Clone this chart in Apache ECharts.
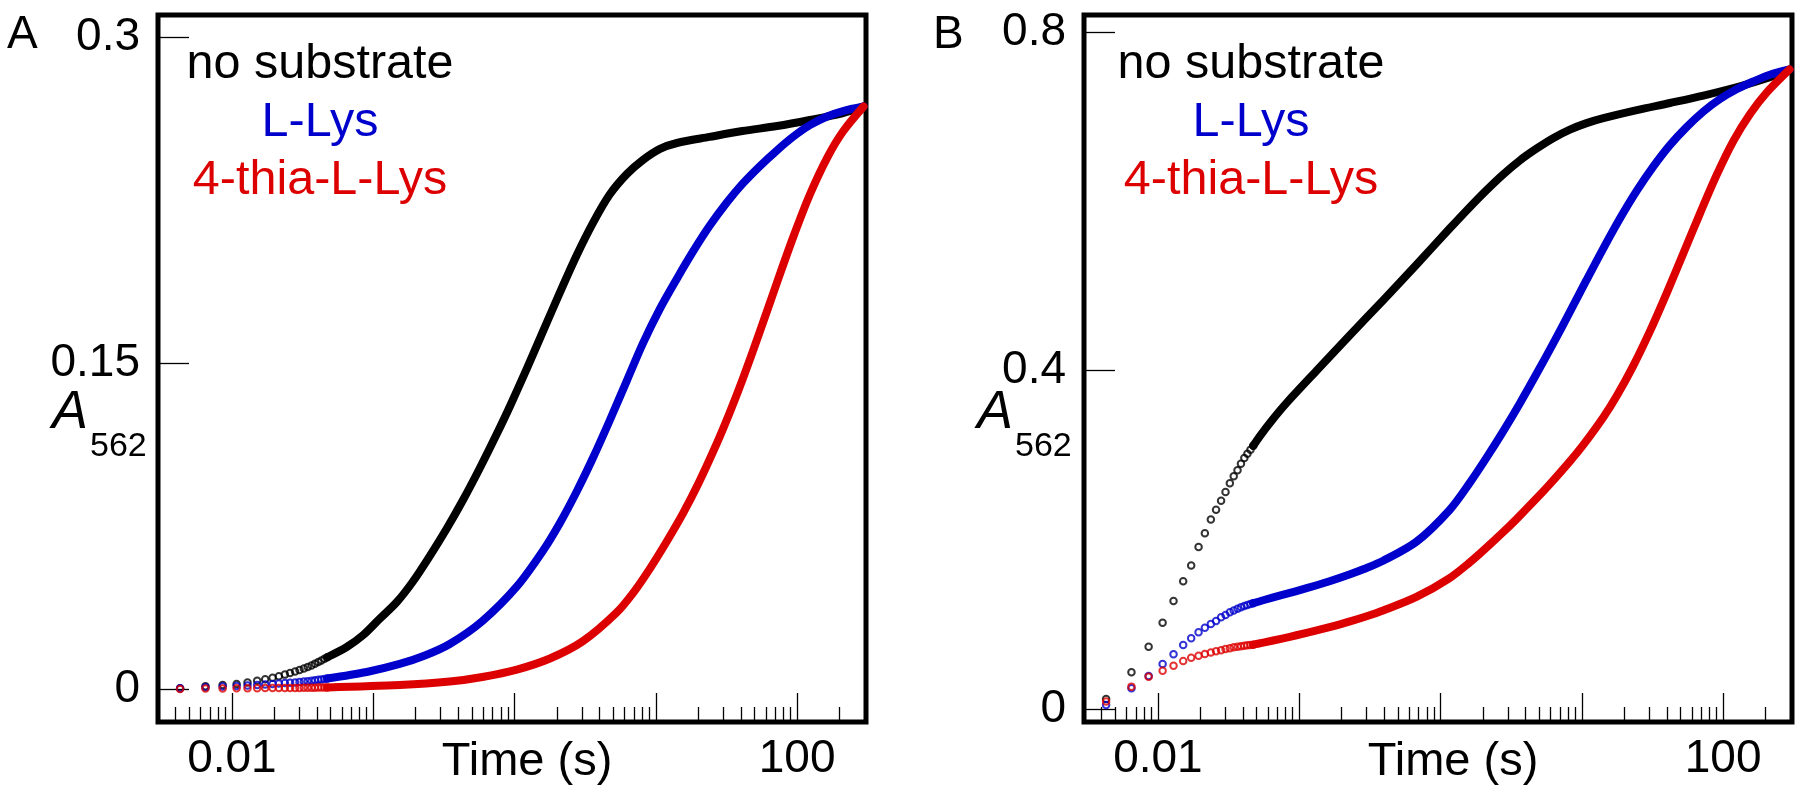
<!DOCTYPE html>
<html><head><meta charset="utf-8">
<script src="https://cdn.jsdelivr.net/npm/echarts@6/dist/echarts.min.js"></script>
<style>html,body{margin:0;padding:0;background:#fff}#c{width:1800px;height:796px}</style>
</head><body><div id="c"></div>
<script>
// ---------- data ----------
const earlyTime = [0.0043, 0.0065, 0.0086, 0.0108, 0.0129, 0.0151, 0.0172, 0.0194, 0.0215, 0.0237, 0.0258,
  0.0280, 0.0301, 0.0323, 0.0344, 0.0366, 0.0387, 0.0409, 0.0430, 0.0452, 0.0473];

// Panel A: early sparse points (A562)
const aEarlyNone = [0.0003, 0.0013, 0.0018, 0.0023, 0.0030, 0.0038, 0.0045, 0.0052, 0.0059, 0.0066, 0.0073,
  0.0080, 0.0087, 0.0094, 0.0101, 0.0108, 0.0116, 0.0124, 0.0131, 0.0139, 0.0146];
const aEarlyLys = [0.0003, 0.0008, 0.0011, 0.0014, 0.0016, 0.0018, 0.0021, 0.0023, 0.0025, 0.0027, 0.0029,
  0.0030, 0.0032, 0.0034, 0.0036, 0.0038, 0.0040, 0.0042, 0.0044, 0.0046, 0.0048];
const aEarlyThia = [0.0000, 0.0002, 0.0002, 0.0003, 0.0003, 0.0003, 0.0004, 0.0004, 0.0004, 0.0005, 0.0005,
  0.0005, 0.0005, 0.0006, 0.0006, 0.0006, 0.0006, 0.0007, 0.0007, 0.0007, 0.0007];
// Panel A: dense traces [time (s), A562]
const aTraceNone = [[0.0473,0.0146],[0.065,0.0193],[0.085,0.0248],[0.11,0.0320],[0.147,0.0400],[0.19,0.0492],
  [0.25,0.0609],[0.33,0.0736],[0.43,0.0867],[0.57,0.1018],[0.75,0.1174],[0.93,0.1302],[1.22,0.1473],
  [1.59,0.1645],[2.1,0.1826],[2.76,0.1997],[3.6,0.2146],[4.7,0.2274],[6.25,0.2370],[8.1,0.2434],
  [10.7,0.2485],[14.1,0.2512],[24,0.2540],[41,0.2567],[72,0.2590],[123,0.2618],[211,0.2650],[295,0.2680]];
const aTraceLys = [[0.0473,0.0048],[0.09,0.0078],[0.154,0.0115],[0.232,0.0154],[0.348,0.0207],[0.593,0.0313],
  [1.04,0.0472],[1.59,0.0636],[2.1,0.0765],[2.76,0.0910],[3.6,0.1065],[4.7,0.1233],[6.25,0.1420],
  [8.1,0.1590],[10.7,0.1750],[14.1,0.1888],[18.3,0.2012],[24.1,0.2132],[31.8,0.2238],[41.3,0.2326],
  [54.3,0.2405],[71.9,0.2478],[93.4,0.2540],[123,0.2594],[163,0.2634],[211,0.2659],[295,0.2680]];
const aTraceThia = [[0.0473,0.0007],[0.154,0.0018],[0.348,0.0034],[0.593,0.0055],[1.04,0.0089],[1.78,0.0140],
  [3.05,0.0220],[5.27,0.0351],[7.0,0.0447],[9.08,0.0554],[12.0,0.0681],[15.6,0.0809],[20.0,0.0945],
  [27.1,0.1132],[33.4,0.1273],[41.3,0.1428],[54.5,0.1645],[71.9,0.1869],[93.4,0.2076],[123,0.2275],
  [163,0.2444],[211,0.2565],[295,0.2680]];

// Panel B: early sparse points
const bEarlyNone = [0.0118, 0.0433, 0.0735, 0.1020, 0.1275, 0.1510, 0.1695, 0.1915, 0.2076, 0.2238, 0.2355,
  0.2460, 0.2565, 0.2668, 0.2750, 0.2822, 0.2898, 0.2965, 0.3015, 0.3062, 0.3110];
const bEarlyLys = [0.0047, 0.0244, 0.0390, 0.0532, 0.0646, 0.0756, 0.0835, 0.0906, 0.0961, 0.1004, 0.1040,
  0.1083, 0.1110, 0.1142, 0.1165, 0.1185, 0.1203, 0.1218, 0.1230, 0.1240, 0.1250];
const bEarlyThia = [0.0087, 0.0264, 0.0382, 0.0453, 0.0512, 0.0567, 0.0605, 0.0630, 0.0650, 0.0668, 0.0682,
  0.0695, 0.0708, 0.0718, 0.0728, 0.0735, 0.0742, 0.0748, 0.0753, 0.0757, 0.0760];
// Panel B: dense traces
const bTraceNone = [[0.0473,0.3110],[0.0527,0.3225],[0.0655,0.3430],[0.0812,0.3615],[0.133,0.4000],
  [0.229,0.4420],[0.393,0.4830],[0.675,0.5250],[1.16,0.5677],[1.61,0.5930],[2.1,0.6126],[2.76,0.6314],
  [3.63,0.6481],[4.77,0.6621],[6.26,0.6745],[8.23,0.6846],[10.8,0.6923],[14.2,0.6982],[24.5,0.7077],
  [42,0.7161],[72.5,0.7249],[124,0.7347],[214,0.7466],[295,0.7557]];
const bTraceLys = [[0.0473,0.1250],[0.0556,0.1285],[0.0771,0.1350],[0.0956,0.1393],[0.133,0.1462],
  [0.164,0.1509],[0.229,0.1592],[0.284,0.1651],[0.393,0.1752],[0.675,0.1976],[1.16,0.2352],[1.61,0.2672],
  [2.1,0.2961],[2.76,0.3275],[3.63,0.3608],[4.77,0.3958],[6.26,0.4318],[8.23,0.4692],[10.8,0.5070],
  [14.2,0.5444],[18.6,0.5796],[24.5,0.6125],[32.1,0.6412],[42,0.6663],[55.1,0.6876],[72.5,0.7061],
  [95,0.7208],[124.4,0.7323],[163,0.7415],[214,0.7495],[295,0.7557]];
const bTraceThia = [[0.0473,0.0760],[0.0556,0.0784],[0.0771,0.0835],[0.0956,0.0871],[0.133,0.0928],
  [0.164,0.0967],[0.229,0.1035],[0.30,0.1096],[0.393,0.1164],[0.675,0.1324],[1.16,0.1547],[1.61,0.1732],
  [1.99,0.1866],[2.76,0.2086],[3.45,0.2244],[4.77,0.2486],[5.94,0.2657],[8.23,0.2926],[10.2,0.3117],
  [14.2,0.3448],[17.6,0.3695],[23.1,0.4055],[30.3,0.4462],[39.8,0.4912],[52.3,0.5386],[68.6,0.5857],
  [90,0.6311],[118,0.6711],[155,0.7031],[203,0.7283],[295,0.7557]];

// axes / labels
const seriesNames = ['no substrate', 'L-Lys', '4-thia-L-Lys'];
const xMajorTicks = [0.01, 0.1, 1, 10, 100];
const xMinorTicks = [0.004,0.005,0.006,0.007,0.008,0.009,0.02,0.03,0.04,0.05,0.06,0.07,0.08,0.09,
  0.2,0.3,0.4,0.5,0.6,0.7,0.8,0.9,2,3,4,5,6,7,8,9,20,30,40,50,60,70,80,90,200];
const xLabelValues = [0.01, 100];
const xLabelTexts = ['0.01', '100'];
const yTicksA = [0, 0.15, 0.3];
const yLabelsA = ['0', '0.15', '0.3'];
const yTicksB = [0, 0.4, 0.8];
const yLabelsB = ['0', '0.4', '0.8'];
const panelLetters = ['A', 'B'];

// ---------- chart ----------
const FONT = "'Liberation Sans', Arial, sans-serif";
const COLORS = ['#000000', '#0000CC', '#DD0000'];
const X_MIN = 0.003, X_MAX = 307;
const grids = [{left: 158}, {left: 1084}];

function pick(values, texts) {
  return function (v) {
    for (let i = 0; i < values.length; i++) {
      if (Math.abs(v - values[i]) <= Math.abs(values[i]) * 1e-6 + 1e-9) return texts[i];
    }
    return '';
  };
}

const xAxes = [], yAxes = [], series = [], titles = [];
const yConf = [
  {min: -0.0152, max: 0.3101, ticks: yTicksA, labels: yLabelsA},
  {min: -0.0154, max: 0.8201, ticks: yTicksB, labels: yLabelsB}
];
const early = [[aEarlyNone, aEarlyLys, aEarlyThia], [bEarlyNone, bEarlyLys, bEarlyThia]];
const traces = [[aTraceNone, aTraceLys, aTraceThia], [bTraceNone, bTraceLys, bTraceThia]];

grids.forEach(function (g, gi) {
  xAxes.push({
    type: 'log', logBase: 10, gridIndex: gi, min: X_MIN, max: X_MAX, position: 'bottom',
    axisLine: {show: false, onZero: false}, splitLine: {show: false},
    axisTick: {show: true, inside: true, length: 29, lineStyle: {color: '#000', width: 1.3}, customValues: xMajorTicks},
    axisLabel: {show: true, customValues: xLabelValues, formatter: pick(xLabelValues, xLabelTexts),
      margin: 14, fontSize: 46, fontFamily: FONT, color: '#000'},
    name: 'Time (s)', nameLocation: 'middle', nameGap: 17, nameMoveOverlap: false,
    nameTextStyle: {fontSize: 47, fontFamily: FONT, color: '#000', padding: [0, 0, 0, 30]}
  });
  xAxes.push({
    type: 'log', logBase: 10, gridIndex: gi, min: X_MIN, max: X_MAX, position: 'bottom',
    axisLine: {show: false, onZero: false}, splitLine: {show: false}, axisLabel: {show: false},
    axisTick: {show: true, inside: true, length: 15, lineStyle: {color: '#000', width: 1.3}, customValues: xMinorTicks}
  });
  const yc = yConf[gi];
  yAxes.push({
    type: 'value', gridIndex: gi, min: yc.min, max: yc.max,
    axisLine: {show: false, onZero: false}, splitLine: {show: false},
    axisTick: {show: true, inside: true, length: 31, lineStyle: {color: '#000', width: 1.3}, customValues: yc.ticks},
    axisLabel: {show: true, customValues: yc.ticks, formatter: pick(yc.ticks, yc.labels),
      margin: 18, fontSize: 46, fontFamily: FONT, color: '#000', padding: [0, 0, 14, 0]}
  });
  for (let s = 0; s < 3; s++) {
    series.push({
      type: 'scatter', name: seriesNames[s], xAxisIndex: gi * 2, yAxisIndex: gi,
      data: earlyTime.map(function (t, i) { return [t, early[gi][s][i]]; }),
      symbol: 'circle', symbolSize: 6.5,
      itemStyle: {color: 'rgba(0,0,0,0)', borderColor: COLORS[s], borderWidth: 2},
      z: 2 + s, silent: true
    });
    series.push({
      type: 'line', name: seriesNames[s], xAxisIndex: gi * 2, yAxisIndex: gi,
      data: traces[gi][s], showSymbol: false, symbol: 'none', smooth: 0.3,
      lineStyle: {color: COLORS[s], width: 8, cap: 'round', join: 'round'},
      z: 2 + s, silent: true
    });
  }
});

const legendCenters = [320, 1251];
const letterLeft = [7, 933];
const axisTitleLeft = [[52, 90], [977, 1015]];
grids.forEach(function (g, gi) {
  titles.push({
    text: panelLetters[gi], left: letterLeft[gi], top: 12, padding: 0,
    textStyle: {fontSize: 46, fontWeight: 'normal', fontFamily: FONT, color: '#000', lineHeight: 46}
  });
  titles.push({
    text: '{k|' + seriesNames[0] + '}\n{b|' + seriesNames[1] + '}\n{r|' + seriesNames[2] + '}',
    left: legendCenters[gi], top: 36, textAlign: 'center', padding: 0,
    textStyle: {fontWeight: 'normal', rich: {
      k: {color: COLORS[0], fontSize: 48.5, lineHeight: 58, fontFamily: FONT, fontWeight: 'normal'},
      b: {color: COLORS[1], fontSize: 48.5, lineHeight: 58, fontFamily: FONT, fontWeight: 'normal'},
      r: {color: COLORS[2], fontSize: 48.5, lineHeight: 58, fontFamily: FONT, fontWeight: 'normal'}
    }}
  });
  titles.push({
    text: 'A', left: axisTitleLeft[gi][0], top: 386, padding: 0,
    textStyle: {fontSize: 54, fontStyle: 'italic', fontWeight: 'normal', fontFamily: FONT, color: '#000', lineHeight: 54}
  });
  titles.push({
    text: '562', left: axisTitleLeft[gi][1], top: 430, padding: 0,
    textStyle: {fontSize: 34, fontWeight: 'normal', fontFamily: FONT, color: '#000', lineHeight: 34}
  });
});

const chart = echarts.init(document.getElementById('c'), null, {renderer: 'canvas'});
chart.setOption({
  animation: false,
  backgroundColor: '#fff',
  title: titles,
  grid: grids.map(function (g) {
    return {left: g.left, top: 15, width: 708, height: 707, show: true, borderColor: '#000', borderWidth: 5,
      backgroundColor: 'rgba(0,0,0,0)', containLabel: false, outerBoundsMode: 'none'};
  }),
  xAxis: xAxes,
  yAxis: yAxes,
  series: series
});
</script></body></html>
================
Pictures stay out. Repeat only the lines from the beginning of the data through the line that has "0.0430, 0.0452, 0.0473];".

## [SOLUTION]
Clone this chart in Apache ECharts.
<!DOCTYPE html>
<html><head><meta charset="utf-8">
<script src="https://cdn.jsdelivr.net/npm/echarts@6/dist/echarts.min.js"></script>
<style>html,body{margin:0;padding:0;background:#fff}#c{width:1800px;height:796px}</style>
</head><body><div id="c"></div>
<script>
// ---------- data ----------
const earlyTime = [0.0043, 0.0065, 0.0086, 0.0108, 0.0129, 0.0151, 0.0172, 0.0194, 0.0215, 0.0237, 0.0258,
  0.0280, 0.0301, 0.0323, 0.0344, 0.0366, 0.0387, 0.0409, 0.0430, 0.0452, 0.0473];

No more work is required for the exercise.